麦克风

pipeline

麦克风流水线从麦克风设备读取输入语音。此流水线设计用于在本地机器上运行，因为它需要访问输入设备进行读取。

示例

下面展示了使用此流水线的一个简单示例。

from txtai.pipeline import Microphone

# Create and run pipeline
microphone = Microphone()
microphone()

此流水线可能需要额外的系统依赖项。请参阅此部分了解更多信息。

请参阅下面的链接以获取更详细的示例。

笔记本	描述
语音转语音 RAG ▶️	使用 RAG 的完整语音转语音工作流

配置驱动的示例

流水线可以使用 Python 或配置运行。流水线可以在配置中使用流水线的名称（小写）实例化。

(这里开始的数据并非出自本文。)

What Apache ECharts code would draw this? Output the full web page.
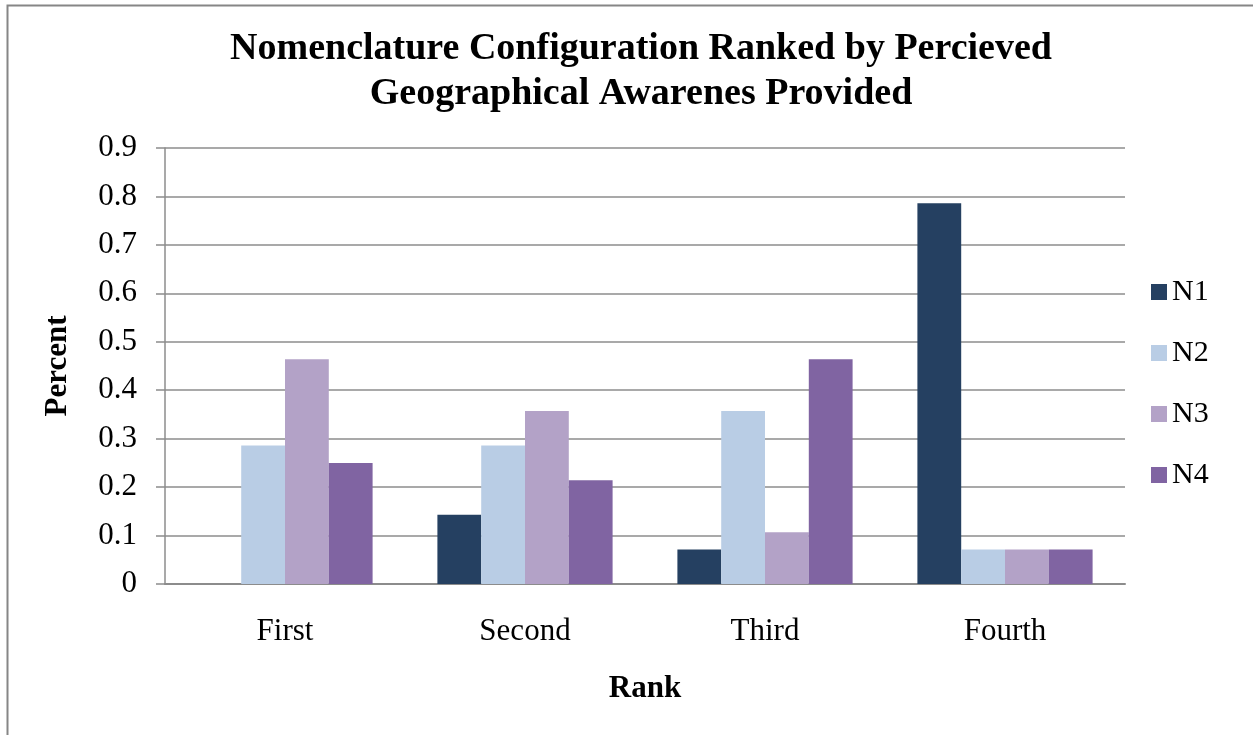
<!DOCTYPE html>
<html>
<head>
<meta charset="utf-8">
<script src="https://cdn.jsdelivr.net/npm/echarts@6/dist/echarts.min.js"></script>
<style>
  html, body { margin: 0; padding: 0; background: #fff; }
  #chart { width: 1253px; height: 735px; }
</style>
</head>
<body>
<div id="chart"></div>
<script>
const categories = ['First', 'Second', 'Third', 'Fourth']
const seriesNames = ['N1', 'N2', 'N3', 'N4']
const n1 = [0, 0.143, 0.071, 0.786]
const n2 = [0.286, 0.286, 0.357, 0.071]
const n3 = [0.464, 0.357, 0.107, 0.071]
const n4 = [0.25, 0.214, 0.464, 0.071]
const colors = ['#254061', '#b9cde5', '#b3a2c7', '#8064a2']

const font = '"Liberation Serif", "Times New Roman", serif'
const values = [n1, n2, n3, n4]

const chart = echarts.init(document.getElementById('chart'))
const option = {
  animation: false,
  backgroundColor: '#fff',
  title: {
    text: 'Nomenclature Configuration Ranked by Percieved\nGeographical Awarenes Provided',
    left: 636,
    textAlign: 'center',
    top: 22,
    textStyle: {
      fontFamily: font,
      fontSize: 38,
      fontWeight: 'bold',
      color: '#000',
      lineHeight: 45
    }
  },
  graphic: [
    {
      type: 'rect',
      shape: { x: 7.5, y: 5.5, width: 1260, height: 740 },
      style: { fill: 'none', stroke: '#868686', lineWidth: 2 },
      silent: true
    }
  ],
  legend: {
    orient: 'vertical',
    left: 1146,
    top: 272,
    itemWidth: 16,
    itemHeight: 16,
    itemGap: 31,
    icon: 'rect',
    data: seriesNames,
    textStyle: { fontFamily: font, fontSize: 30, color: '#000' }
  },
  grid: {
    left: 165,
    right: 128,
    top: 148,
    bottom: 151,
    containLabel: false
  },
  xAxis: {
    type: 'category',
    data: categories,
    name: 'Rank',
    nameLocation: 'middle',
    nameGap: 89,
    nameTextStyle: { fontFamily: font, fontSize: 31, fontWeight: 'bold', color: '#000' },
    axisLine: { lineStyle: { color: '#8c8c8c', width: 2 } },
    axisTick: { show: false },
    axisLabel: { fontFamily: font, fontSize: 31, color: '#000', margin: 32 }
  },
  yAxis: {
    type: 'value',
    min: 0,
    max: 0.9,
    interval: 0.1,
    name: 'Percent',
    nameLocation: 'middle',
    nameRotate: 90,
    nameGap: 92,
    nameTextStyle: { fontFamily: font, fontSize: 31, fontWeight: 'bold', color: '#000' },
    axisLine: { show: true, lineStyle: { color: '#8c8c8c', width: 1.5 } },
    axisTick: { show: true, length: 9, lineStyle: { color: '#8c8c8c', width: 1.5 } },
    splitLine: { lineStyle: { color: '#8c8c8c', width: 1.5 } },
    axisLabel: {
      fontFamily: font,
      fontSize: 31,
      color: '#000',
      margin: 28,
      formatter: v => String(Math.round(v * 10) / 10)
    }
  },
  series: seriesNames.map((name, i) => ({
    name: name,
    type: 'bar',
    data: values[i],
    barGap: '0%',
    barCategoryGap: '27%',
    itemStyle: { color: colors[i] }
  }))
}
chart.setOption(option)
</script>
</body>
</html>
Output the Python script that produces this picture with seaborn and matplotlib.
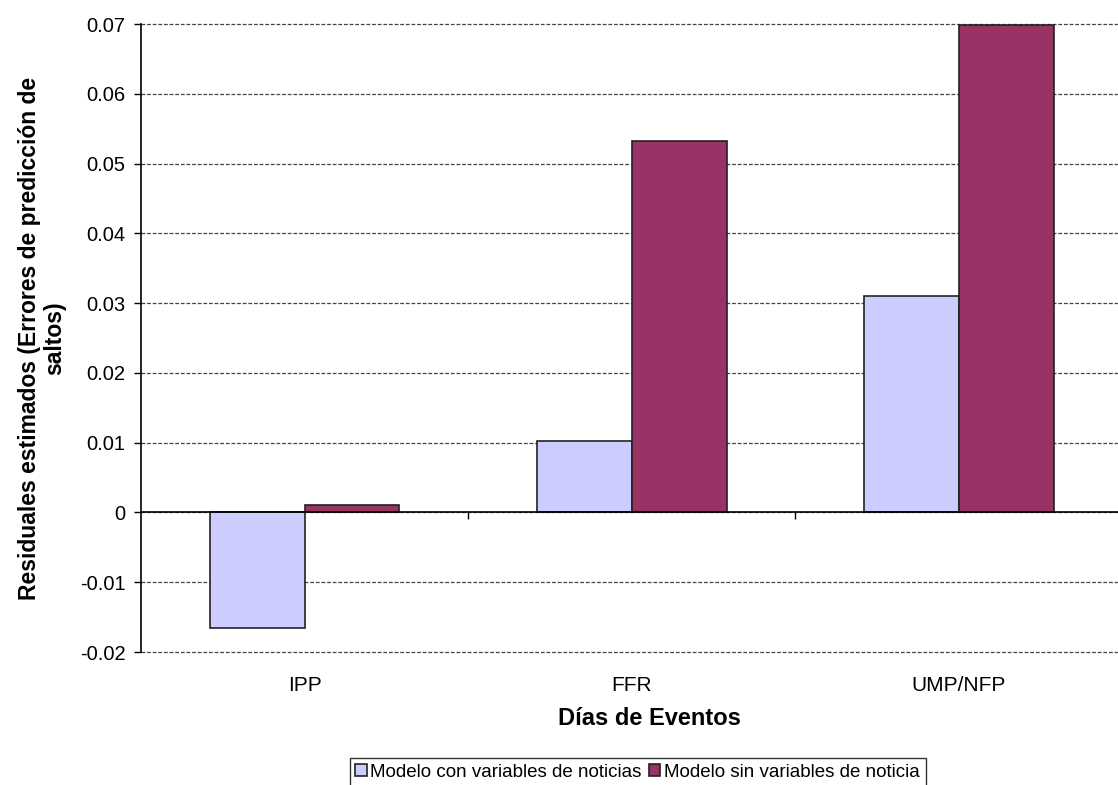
import matplotlib
matplotlib.use("Agg")
import matplotlib.pyplot as plt
import seaborn as sns
import pandas as pd

# Data
categorias = ["IPP", "FFR", "UMP/NFP"]
con_noticias = [-0.0165, 0.0102, 0.0310]
sin_noticias = [0.0011, 0.0532, 0.0698]
series = ["Modelo con variables de noticias", "Modelo sin variables de noticia"]
colores = ["#CCCCFF", "#993366"]

df = pd.DataFrame({
    "cat": categorias * 2,
    "val": con_noticias + sin_noticias,
    "serie": [series[0]] * 3 + [series[1]] * 3,
})

sns.set_style("white")
plt.rcParams["font.family"] = ["Liberation Sans", "DejaVu Sans"]
plt.rcParams["text.color"] = "black"
plt.rcParams["axes.labelcolor"] = "black"
plt.rcParams["xtick.color"] = "black"
plt.rcParams["ytick.color"] = "black"

fig = plt.figure(figsize=(11.18, 7.85), dpi=100)
ax = fig.add_axes([0.1261, 0.1694, 0.878, 0.8000])

sns.barplot(data=df, x="cat", y="val", hue="serie", palette=colores,
            saturation=1, width=0.58, edgecolor="#222222", linewidth=1.2,
            ax=ax, zorder=3)

ax.set_ylim(-0.02, 0.07)
ax.set_xlim(-0.5, 2.5)
ax.set_yticks([i / 100 for i in range(-2, 8)])
ax.set_yticklabels(["-0.02", "-0.01", "0", "0.01", "0.02", "0.03",
                    "0.04", "0.05", "0.06", "0.07"])
ax.yaxis.grid(True, linestyle=(0, (3, 1.5)), color="#444444", linewidth=0.9)
for gl in ax.get_ygridlines():
    gl.set_clip_on(False)
ax.set_axisbelow(True)
ax.axhline(0, color="black", linewidth=1.2, zorder=4)
ax.vlines([0.5, 1.5], -0.0009, 0, color="black", linewidth=1, zorder=4)

for s in ["top", "right", "bottom"]:
    ax.spines[s].set_visible(False)
ax.spines["left"].set_color("black")
ax.spines["left"].set_linewidth(1.2)
ax.tick_params(axis="y", left=True, length=5, width=1, labelsize=14.5, pad=6)
ax.tick_params(axis="x", bottom=False, labelsize=15, pad=14)

ax.set_xlabel("Días de Eventos", fontsize=17, fontweight="bold")
ax.xaxis.set_label_coords(0.518, -0.088)
ax.set_ylabel("Residuales estimados (Errores de predicción de\nsaltos)",
              fontsize=16.5, fontweight="bold", labelpad=10, linespacing=1.12)

ax.legend(loc="upper center", bbox_to_anchor=(0.506, -0.169), ncol=2,
          frameon=True, fancybox=False, edgecolor="black", fontsize=13.5,
          handlelength=0.6, handleheight=0.6, handletextpad=0.2,
          columnspacing=0.4, borderpad=0.3, borderaxespad=0)
ax.get_legend().get_frame().set_linewidth(1.0)

plt.savefig("out.png", dpi=100)
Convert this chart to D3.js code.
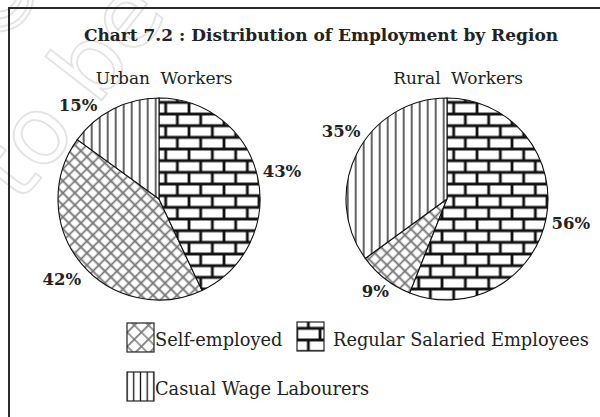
<!DOCTYPE html>
<html>
<head>
<meta charset="utf-8">
<script src="https://cdn.jsdelivr.net/npm/d3@7"></script>
<style>
  body { margin: 0; background: #fff; }
  svg { display: block; }
  text { font-family: "DejaVu Serif", serif; fill: #222; }
</style>
</head>
<body>
<div id="chart"></div>
<script>
const title = "Chart 7.2 : Distribution of Employment by Region";
const categories = ["Self-employed", "Regular Salaried Employees", "Casual Wage Labourers"];
const regions = ["Urban Workers", "Rural Workers"];
// shares in %, same order as categories
const urbanShares = [42, 43, 15];
const ruralShares = [9, 56, 35];
// order the slices run clockwise from 12 o'clock
const sliceOrder = ["Regular Salaried Employees", "Self-employed", "Casual Wage Labourers"];

const width = 600, height = 417;
const radius = 101;

const svg = d3.select("#chart").append("svg")
  .attr("width", width)
  .attr("height", height);

const defs = svg.append("defs");

// hatch patterns, x0/y0 line the tiles up with the shapes
function brick(id, x0, y0) {
  const w = 23.33, q = w / 4;
  const p = defs.append("pattern").attr("id", id)
    .attr("patternUnits", "userSpaceOnUse")
    .attr("width", w).attr("height", w)
    .attr("x", x0).attr("y", y0);
  p.append("rect").attr("width", w).attr("height", w).attr("fill", "#fff");
  p.append("path")
    .attr("d", `M0,${q}H${w}M0,${3 * q}H${w}M${q},${q}V${3 * q}M${3 * q},${3 * q}V${w}M${3 * q},0V${q}`)
    .attr("stroke", "#111").attr("stroke-width", 2.8);
}
function cross(id, w) {
  const p = defs.append("pattern").attr("id", id)
    .attr("patternUnits", "userSpaceOnUse")
    .attr("width", w).attr("height", w)
    .attr("patternTransform", "rotate(45)");
  p.append("rect").attr("width", w).attr("height", w).attr("fill", "#fff");
  p.append("path")
    .attr("d", `M${w / 2},0V${w}M0,${w / 2}H${w}`)
    .attr("stroke", "#777").attr("stroke-width", 1.7);
}
function stripes(id, w, x0) {
  const p = defs.append("pattern").attr("id", id)
    .attr("patternUnits", "userSpaceOnUse")
    .attr("width", w).attr("height", 10)
    .attr("x", x0);
  p.append("rect").attr("width", w).attr("height", 10).attr("fill", "#fff");
  p.append("path").attr("d", `M${w / 2},0V10`)
    .attr("stroke", "#111").attr("stroke-width", 1.3);
}
brick("pat-brick", 0.86, 14.2); cross("pat-cross", 8.5); stripes("pat-stripe", 8, 0.7);
brick("leg-brick", 10.9, 19.2); cross("leg-cross", 10); stripes("leg-stripe", 6.75, 123.6);

const fillFor = {
  "Self-employed": "cross",
  "Regular Salaried Employees": "brick",
  "Casual Wage Labourers": "stripe"
};

// faint watermark
const mark = svg.append("g");
mark.append("text")
  .attr("transform", "translate(20,205) rotate(-52)")
  .text("to be");
mark.append("text")
  .attr("transform", "translate(0,-2) rotate(-52)")
  .attr("text-anchor", "middle")
  .attr("dy", "0.35em")
  .text("©");
mark.selectAll("text")
  .style("font-family", "DejaVu Sans")
  .style("font-size", "94px")
  .style("fill", "none")
  .attr("stroke", "#e3e3e3")
  .attr("stroke-width", 1.8);

// frame (runs off the right and bottom edge)
svg.append("rect")
  .attr("x", 9).attr("y", 8)
  .attr("width", 640).attr("height", 440)
  .attr("fill", "none")
  .attr("stroke", "#2a2a2a")
  .attr("stroke-width", 2);

svg.append("text")
  .attr("x", 321).attr("y", 41)
  .attr("text-anchor", "middle")
  .style("font-size", "17px")
  .style("font-weight", "bold")
  .text(title);

const xScale = d3.scalePoint().domain(regions).range([159, 447]);
const cy = 199;

const pie = d3.pie()
  .sort((a, b) => sliceOrder.indexOf(a.cat) - sliceOrder.indexOf(b.cat))
  .value(d => d.value);
const arc = d3.arc().innerRadius(0).outerRadius(radius);
const labelR = 126;

// small nudges so labels sit where the original has them
const labelNudge = {
  "Urban Workers|Casual Wage Labourers": { turn: -0.24, r: 124 },
  "Rural Workers|Casual Wage Labourers": { turn: 0.1, r: 126 },
  "Rural Workers|Self-employed": { turn: 0, r: 117 }
};

const shares = { "Urban Workers": urbanShares, "Rural Workers": ruralShares };

regions.forEach(region => {
  const data = categories.map((c, i) => ({ cat: c, value: shares[region][i] }));
  const g = svg.append("g")
    .attr("transform", `translate(${xScale(region)},${cy})`);

  g.append("text")
    .attr("x", region === "Urban Workers" ? 5 : 11)
    .attr("y", -115)
    .attr("text-anchor", "middle")
    .style("font-size", "17px")
    .style("word-spacing", "5px")
    .text(region);

  const arcs = pie(data);
  g.selectAll("path.slice")
    .data(arcs)
    .join("path")
    .attr("class", "slice")
    .attr("d", arc)
    .attr("fill", d => `url(#pat-${fillFor[d.data.cat]})`)
    .attr("stroke", "#111")
    .attr("stroke-width", 1.1);

  g.selectAll("text.pct")
    .data(arcs)
    .join("text")
    .attr("class", "pct")
    .attr("transform", d => {
      const n = labelNudge[region + "|" + d.data.cat] || { turn: 0, r: labelR };
      const la = d3.arc().innerRadius(n.r).outerRadius(n.r);
      const c = la.centroid({ startAngle: d.startAngle + n.turn, endAngle: d.endAngle + n.turn });
      return `translate(${c})`;
    })
    .attr("text-anchor", "middle")
    .attr("dy", "0.36em")
    .style("font-size", "16.5px")
    .style("font-weight", "bold")
    .text(d => d.data.value + "%");
});

// legend
const legendPos = [
  { cat: "Self-employed", x: 127, y: 323, gap: 1 },
  { cat: "Regular Salaried Employees", x: 297, y: 322, gap: 9 },
  { cat: "Casual Wage Labourers", x: 127, y: 372, gap: 1 }
];
const leg = svg.selectAll("g.legend")
  .data(legendPos)
  .join("g")
  .attr("class", "legend")
  .attr("transform", d => `translate(${d.x},${d.y})`);

leg.append("rect")
  .attr("width", 27).attr("height", 29)
  .attr("fill", d => `url(#leg-${fillFor[d.cat]})`)
  .attr("stroke", "#222")
  .attr("stroke-width", 1.2)
  .attr("transform", d => `translate(${-d.x},${-d.y})`)
  .attr("x", d => d.x).attr("y", d => d.y);

leg.append("text")
  .attr("x", d => 27 + d.gap)
  .attr("y", d => 23 + (d.y === 322 ? 1 : 0))
  .style("font-size", "17.8px")
  .text(d => d.cat);
</script>
</body>
</html>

配置驱动的流水线可以使用工作流或API运行。

config.yml

# Create pipeline using lower case class name
microphone:

# Run pipeline with workflow
workflow:
  microphone:
    tasks:
      - action: microphone

使用工作流运行

from txtai import Application

# Create and run pipeline with workflow
app = Application("config.yml")
list(app.workflow("microphone", ["1"]))

使用 API 运行

CONFIG=config.yml uvicorn "txtai.api:app" &

curl \
  -X POST "https://:8000/workflow" \
  -H "Content-Type: application/json" \
  -d '{"name":"microphone", "elements":["1"]}'

方法

该流水线的 Python 文档。

`init(rate=16000, vadmode=3, vadframe=20, vadthreshold=0.6, voicestart=300, voiceend=3400, active=5, pause=8)`

创建一个新的麦克风流水线。

参数

名称	描述	默认值
`rate`	音频录制的采样率，默认为 16000 (16 kHz)	`16000`
`vadmode`	语音活动检测器 (VAD) 的侵略性 (1 - 3)，默认为 3，这是最具侵略性的过滤器	`3`
`vadframe`	语音活动检测器 (VAD) 帧大小（毫秒），默认为 20	`20`
`vadthreshold`	被认为是语音的帧百分比 (0.0 - 1.0)，默认为 0.6	`0.6`
`voicestart`	用于语音滤波的起始频率，默认为 300	`300`
`voiceend`	用于语音滤波的结束频率，默认为 3400	`3400`
`active`	在认为这是语音之前所需的最小活动语音块数，默认为 5	`5`
`pause`	在认为语音完成之前保留的非语音块数，默认为 8	`8`

源代码位于 txtai/pipeline/audio/microphone.py

def __init__(self, rate=16000, vadmode=3, vadframe=20, vadthreshold=0.6, voicestart=300, voiceend=3400, active=5, pause=8):
    """
    Creates a new Microphone pipeline.

    Args:
        rate: sample rate to record audio in, defaults to 16000 (16 kHz)
        vadmode: aggressiveness of the voice activity detector (1 - 3), defaults to 3, which is the most aggressive filter
        vadframe: voice activity detector frame size in ms, defaults to 20
        vadthreshold: percentage of frames (0.0 - 1.0) that must be voice to be considered speech, defaults to 0.6
        voicestart: starting frequency to use for voice filtering, defaults to 300
        voiceend: ending frequency to use for voice filtering, defaults to 3400
        active: minimum number of active speech chunks to require before considering this speech, defaults to 5
        pause: number of non-speech chunks to keep before considering speech complete, defaults to 8
    """

    if not MICROPHONE:
        raise ImportError(
            (
                'Microphone pipeline is not available - install "pipeline" extra to enable. '
                "Also check that the portaudio system library is available."
            )
        )

    # Sample rate
    self.rate = rate

    # Voice activity detector
    self.vad = webrtcvad.Vad(vadmode)
    self.vadframe = vadframe
    self.vadthreshold = vadthreshold

    # Voice spectrum
    self.voicestart = voicestart
    self.voiceend = voiceend

    # Audio chunks counts
    self.active = active
    self.pause = pause

`call(device=None)`

从输入设备读取音频。

参数

名称	类型	描述	默认值
`device`		可选的输入设备 ID，否则使用系统默认值	`None`

返回值

类型	描述
	list of (audio, 采样率)